Netflix show: Into the Night

Last week we started watching Into the Night on Netflix due to its promising cover description promising a thrilling story around a hijacked passenger aircraft and some apocalyptic event related to the sun. The trailer didn’t look all that great, though, but we still decided to give it a try.

The story starts with NATO officer Terenzio Matteo Gallo arriving at Brussels airport. Something got him to panic and after attempts at getting a flight ticket to “somewhere in the west” he assaults a soldier guarding the airport, grabs his rifle and decides to hijack a plane that was originally heading to Moscow. At the same time, multiple news channels show shocking events from the US and other nations describing mysterious deaths…

What the show manages to convey really well is the whole idea of having a plane full of people from different backgrounds with everyone feeling quite unique. That being said, at the time of the hijacking only a handful of passengers were abort and it seems like all of them were at least living in Brussels at that time. Given Brussels’ central role in Europe and the EU in particular it would have been great if the mix would have also spanned nations instead of “just” background. It didn’t help either that the only really non-Belgian character, Terenzio Matteo Gallo, was primarily annoying and constantly hostile towards Ayaz (originally from Turkey), throwing xenophobe slurs at him all the time despite Italy and Turkey being both in the NATO…

There are also other aspects of the show that I would like to write about here but I cannot avoid spoilers here. Sorry 😞 You’ve been warned!

Another aspect we were quite disappointed with was the plot. The original idea sounded promising enough but in the end the passengers and crew were mostly dealing with their own distrust of each other and started to fly from country to country and continent to continent in a weird way that simply doesn’t feel plausible. Going from Brussels to Scotland to Canada and back while outrunning the sun? Even with quick stops to refuel I simply don’t see that. Perhaps they explained it somewhere but I didn’t notice it.

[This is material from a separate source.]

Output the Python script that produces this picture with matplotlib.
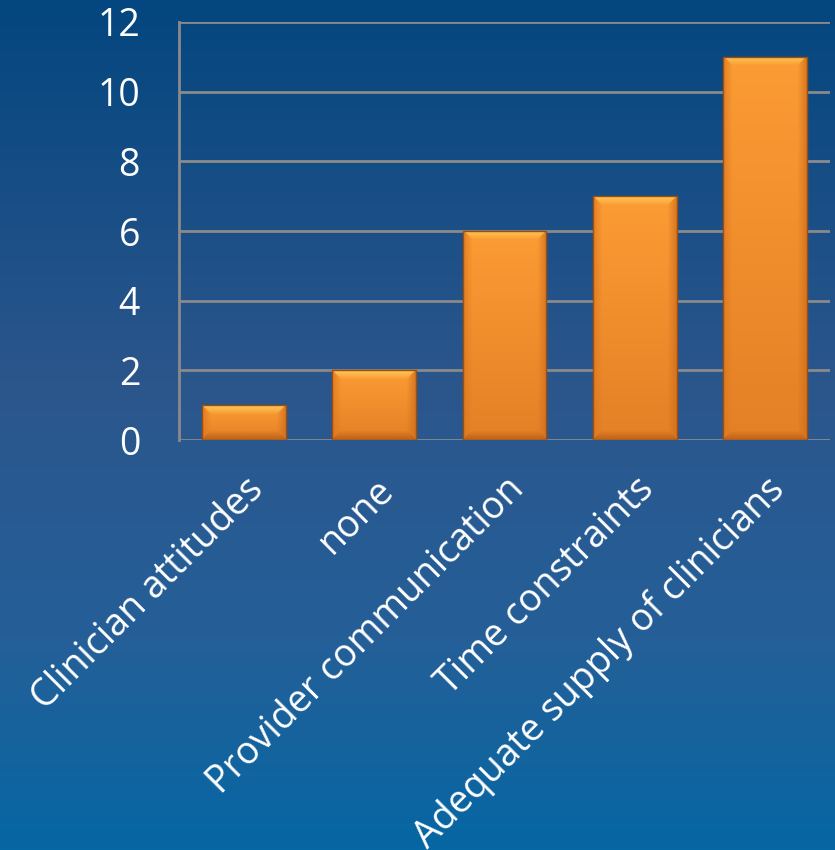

The first season consists of six episodes in total. And if you think that flying between all these cities in the course of so few episodes and doing any major plot development at the same time were tough, you’d be right. Season one ends with pretty much none of the major plot elements being resolved. We still only know that NATO knew of something related to the sun. That’s it.

Tl;dr: While I absolutely loved the premise of the show the execution was weird and many of the few characters were primarily annoying. Sorry, but I cannot recommend this show unless they do a 180 in season two.